October 17, 2008
By Jorge Morales Almada
Two years after she left El Progreso, a small community in Yoro, Honduras, the remains of Martha Lidia Zúñiga were found in the Arizona desert. During that time her family lived in uncertainty. They hadn’t heard anything from her since she left for the north. She was lost. She disappeared. Until one day they got the news they had always feared: she was dead.
There are many disappearances like that of Martha Lidia. The Honduran Consulate in Los Angeles receives frequent reports from families who say they can’t find their son, daughter, husband, wife, cousin, nephew, etc. who left Honduras to go north but lost their way.

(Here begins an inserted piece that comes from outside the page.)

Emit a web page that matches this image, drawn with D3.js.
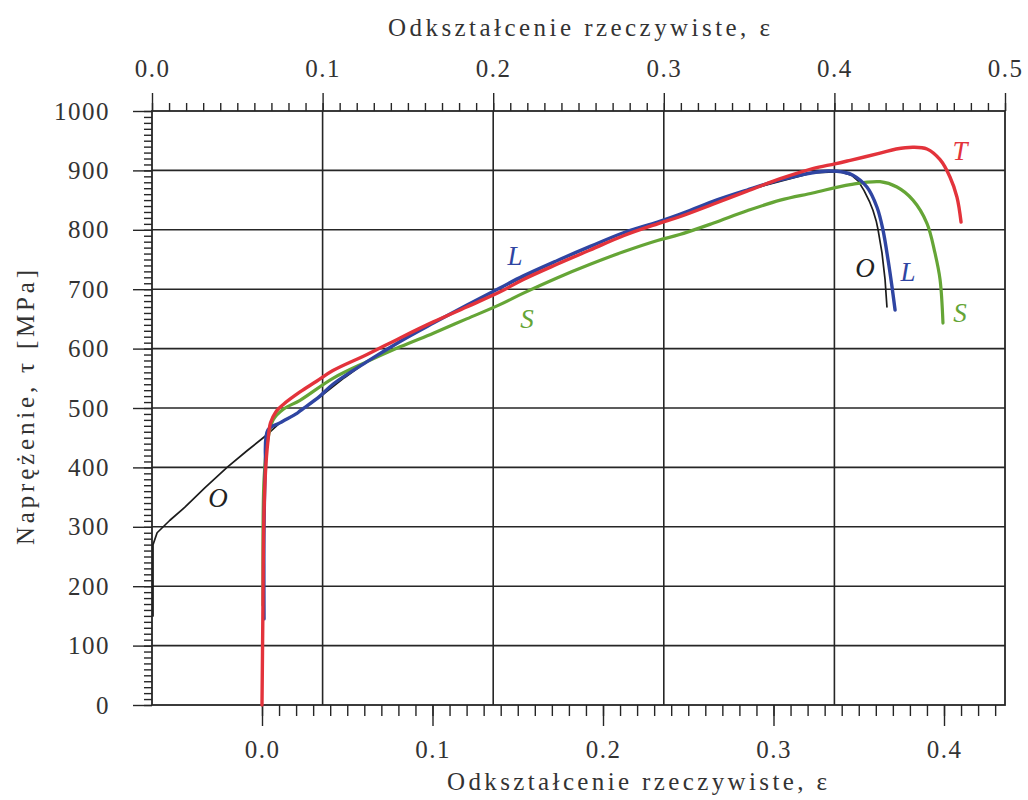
<!DOCTYPE html>
<html>
<head>
<meta charset="utf-8">
<script src="https://cdn.jsdelivr.net/npm/d3@7"></script>
<style>
  body { margin: 0; background: #fff; }
  text { font-family: "Liberation Serif", "Times New Roman", serif; fill: #333; }
</style>
</head>
<body>
<svg id="chart" width="1028" height="800"></svg>
<script>

// curves T, L, S are read against the bottom axis, O against the top axis
// each point: [strain, stress MPa]
const curveT = [[0.000,0],[0.0005,150],[0.0010,300],[0.0020,390],[0.0035,445],[0.0050,475],[0.0080,493],[0.0125,506],
  [0.0223,527],[0.0320,545],[0.0416,563],[0.0616,590],[0.0810,618],[0.1005,645],[0.1200,670],[0.1400,696],[0.1530,716],[0.1730,742],
  [0.1925,766],[0.2120,790],[0.2320,810],[0.2450,822],[0.2645,843],[0.2845,865],[0.3040,886],[0.3230,903],[0.3360,911],
  [0.3450,917],[0.3625,929],[0.3720,936],[0.3820,939],[0.3900,936],[0.3977,918],[0.4035,889],[0.4076,855],[0.4100,813]];

const curveL = [[0.0012,145],[0.0012,300],[0.0020,400],[0.0035,463],[0.0105,475],[0.0205,491],[0.0223,495],[0.0340,520],
  [0.0416,540],[0.0616,578],[0.0810,612],[0.1005,643],[0.1200,673],[0.1395,702],[0.1530,722],[0.1730,748],[0.1925,772],
  [0.2120,795],[0.2320,813],[0.2450,826],[0.2645,848],[0.2845,867],[0.3040,884],[0.3230,896],[0.3320,899],[0.3410,897],
  [0.3466,892],[0.3548,872],[0.3607,838],[0.3642,800],[0.3672,749],[0.3695,704],[0.3713,665]];

const curveS = [[0.0006,168],[0.0006,300],[0.0012,380],[0.0030,440],[0.0065,480],[0.0125,498],[0.0223,513],[0.0416,550],
  [0.0616,578],[0.0810,603],[0.1005,626],[0.1200,650],[0.1395,674],[0.1530,693],[0.1730,719],[0.1925,742],[0.2120,763],
  [0.2320,782],[0.2450,792],[0.2645,811],[0.2845,832],[0.3040,850],[0.3230,862],[0.3450,876],[0.3625,881],[0.3724,872],
  [0.3818,850],[0.3900,811],[0.3947,761],[0.3977,716],[0.3994,643]];

const curveO = [[0.0006,150],[0.0006,270],[0.0030,290],[0.0105,311],[0.0193,333],[0.0311,366],[0.0440,400],[0.0557,428],
  [0.0674,455],[0.0750,475],[0.0850,491],[0.1000,522],[0.1128,551],[0.1260,578],[0.1454,612],[0.1647,643],[0.1846,673],
  [0.2040,702],[0.2374,748],[0.2761,795],[0.3154,830],[0.3488,867],[0.3875,896],[0.4030,898],[0.4100,892],[0.4140,882],
  [0.4174,866],[0.4205,848],[0.4226,833],[0.4245,815],[0.4256,800],[0.4279,761],[0.4297,716],[0.4308,670]];

// curve letters: [text, strain, stress, which axis]
const labelsT = [['T', 0.4094, 934, 'bottom']];
const labelsL = [['L', 0.1484, 756, 'bottom'], ['L', 0.3789, 729, 'bottom']];
const labelsS = [['S', 0.1554, 651, 'bottom'], ['S', 0.4094, 660, 'bottom']];
const labelsO = [['O', 0.3537, 736, 'bottom'], ['O', 0.0387, 350, 'top']];

const topTicks = [0, 0.1, 0.2, 0.3, 0.4, 0.5];
const bottomTicks = [0, 0.1, 0.2, 0.3, 0.4];
const yTicks = [0, 100, 200, 300, 400, 500, 600, 700, 800, 900, 1000];

const xTitle = 'Odkształcenie rzeczywiste,  ε';
const yTitle = 'Naprężenie, τ  [MPa]';

const plotLeft = 152, plotRight = 1005, plotTop = 111, plotBottom = 705;

const svg = d3.select('#chart');

const xTop = d3.scaleLinear().domain([0, 0.5]).range([plotLeft, plotRight]);
const xBot = d3.scaleLinear().domain([0, 0.4]).range([262, 944]);
const yScale = d3.scaleLinear().domain([0, 1000]).range([plotBottom, plotTop]);

const gridColor = '#262626';

// grid
const grid = svg.append('g');
grid.selectAll('.hgrid')
  .data(yTicks.filter(d => d > 0 && d < 1000))
  .join('line')
  .attr('x1', plotLeft).attr('x2', plotRight)
  .attr('y1', d => yScale(d)).attr('y2', d => yScale(d))
  .attr('stroke', gridColor).attr('stroke-width', 1.6);

grid.selectAll('.vgrid')
  .data(topTicks.filter(d => d > 0 && d < 0.5))
  .join('line')
  .attr('x1', d => xTop(d)).attr('x2', d => xTop(d))
  .attr('y1', plotTop).attr('y2', plotBottom)
  .attr('stroke', gridColor).attr('stroke-width', 1.6);

// axes
const fmt = d3.format('.1f');

function styleAxis(g) {
  g.select('.domain').remove();
  g.selectAll('.tick line').attr('stroke', gridColor).attr('stroke-width', 1.4);
  g.selectAll('.tick text').attr('fill', '#333').attr('font-size', 25)
    .attr('font-family', '"Liberation Serif", serif').attr('letter-spacing', 1.5);
}

svg.append('g').attr('transform', 'translate(0,' + plotTop + ')')
  .call(d3.axisTop(xTop).tickValues(d3.range(0, 51).map(i => i / 100)).tickSize(8).tickFormat(''))
  .call(styleAxis);
svg.append('g').attr('transform', 'translate(0,' + plotTop + ')')
  .call(d3.axisTop(xTop).tickValues(topTicks).tickSize(18).tickPadding(16).tickFormat(fmt))
  .call(styleAxis);

svg.append('g').attr('transform', 'translate(0,' + plotBottom + ')')
  .call(d3.axisBottom(xBot).tickValues(d3.range(0, 44).map(i => i / 100)).tickSize(11).tickFormat(''))
  .call(styleAxis);
svg.append('g').attr('transform', 'translate(0,' + plotBottom + ')')
  .call(d3.axisBottom(xBot).tickValues(bottomTicks).tickSize(21).tickPadding(14).tickFormat(fmt))
  .call(styleAxis);

svg.append('g').attr('transform', 'translate(' + plotLeft + ',0)')
  .call(d3.axisLeft(yScale).tickValues(d3.range(0, 1001, 10)).tickSize(8).tickFormat(''))
  .call(styleAxis);
svg.append('g').attr('transform', 'translate(' + plotLeft + ',0)')
  .call(d3.axisLeft(yScale).tickValues(yTicks).tickSize(19).tickPadding(23).tickFormat(d3.format('d')))
  .call(styleAxis);

// frame
svg.append('rect')
  .attr('x', plotLeft).attr('y', plotTop)
  .attr('width', plotRight - plotLeft).attr('height', plotBottom - plotTop)
  .attr('fill', 'none').attr('stroke', gridColor).attr('stroke-width', 1.8);

// titles
svg.append('text').text(xTitle)
  .attr('x', 388).attr('y', 36)
  .attr('font-size', 25).attr('textLength', 382).attr('lengthAdjust', 'spacing');

svg.append('text').text(xTitle)
  .attr('x', 447).attr('y', 790)
  .attr('font-size', 25).attr('textLength', 380).attr('lengthAdjust', 'spacing');

svg.append('text').text(yTitle)
  .attr('transform', 'translate(34,545) rotate(-90)')
  .attr('font-size', 25).attr('textLength', 275).attr('lengthAdjust', 'spacing');

// curves
const lineBot = d3.line()
  .x(d => xBot(d[0]))
  .y(d => yScale(d[1]))
  .curve(d3.curveCatmullRom.alpha(0.5));

// O is thin and kinked at the start, draw it straight between points
const lineTop = d3.line()
  .x(d => xTop(d[0]))
  .y(d => yScale(d[1]));

const series = [
  { data: curveO, line: lineTop, color: '#1c1c1c', width: 1.7, labels: labelsO },
  { data: curveS, line: lineBot, color: '#65a536', width: 3.2, labels: labelsS },
  { data: curveL, line: lineBot, color: '#2f45a2', width: 3.4, labels: labelsL },
  { data: curveT, line: lineBot, color: '#e3333b', width: 3.4, labels: labelsT }
];

series.forEach(s => {
  svg.append('path')
    .datum(s.data)
    .attr('d', s.line)
    .attr('fill', 'none')
    .attr('stroke', s.color)
    .attr('stroke-width', s.width)
    .attr('stroke-linejoin', 'round')
    .attr('stroke-linecap', 'round');
});

series.forEach(s => {
  svg.selectAll(null)
    .data(s.labels)
    .join('text')
    .text(d => d[0])
    .attr('x', d => d[3] === 'top' ? xTop(d[1]) : xBot(d[1]))
    .attr('y', d => yScale(d[2]))
    .attr('dy', '0.35em')
    .attr('text-anchor', 'middle')
    .attr('font-size', 27)
    .attr('font-style', 'italic')
    .style('fill', s.color === '#1c1c1c' ? '#222' : s.color);
});

</script>
</body>
</html>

“Unfortunately it is more common than you would think,” said Honduran Consul Vivian Panting. “Every day we receive reports of family members who came in 2001 or 2002 and haven’t heard from them.”
Panting said that the Hondurans whose trail has been lost are considered missing, not dead; perhaps they are working in Mexico, or are victims of abuse or sex trafficking, or are detained in prisons, or actually have died, but no one knows how or where.
“The most dangerous part of the journey is when they cross from Mexico. That’s where the majority dies. We don’t know what happened to many of them. There are a lot of bands of robbers,” said Hector Rodriguez, Martha Lidia’s brother-in-law.
Religious and civil organizations in Honduras have registered about 700 missing Hondurans, whose relatives have lost all communication with them.
In an effort to locate them, a group of 19 people set off on a search on Oct. 12, leaving Tegucigalpa to tour several towns in Guatemala and Mexico where the missing are believed to be.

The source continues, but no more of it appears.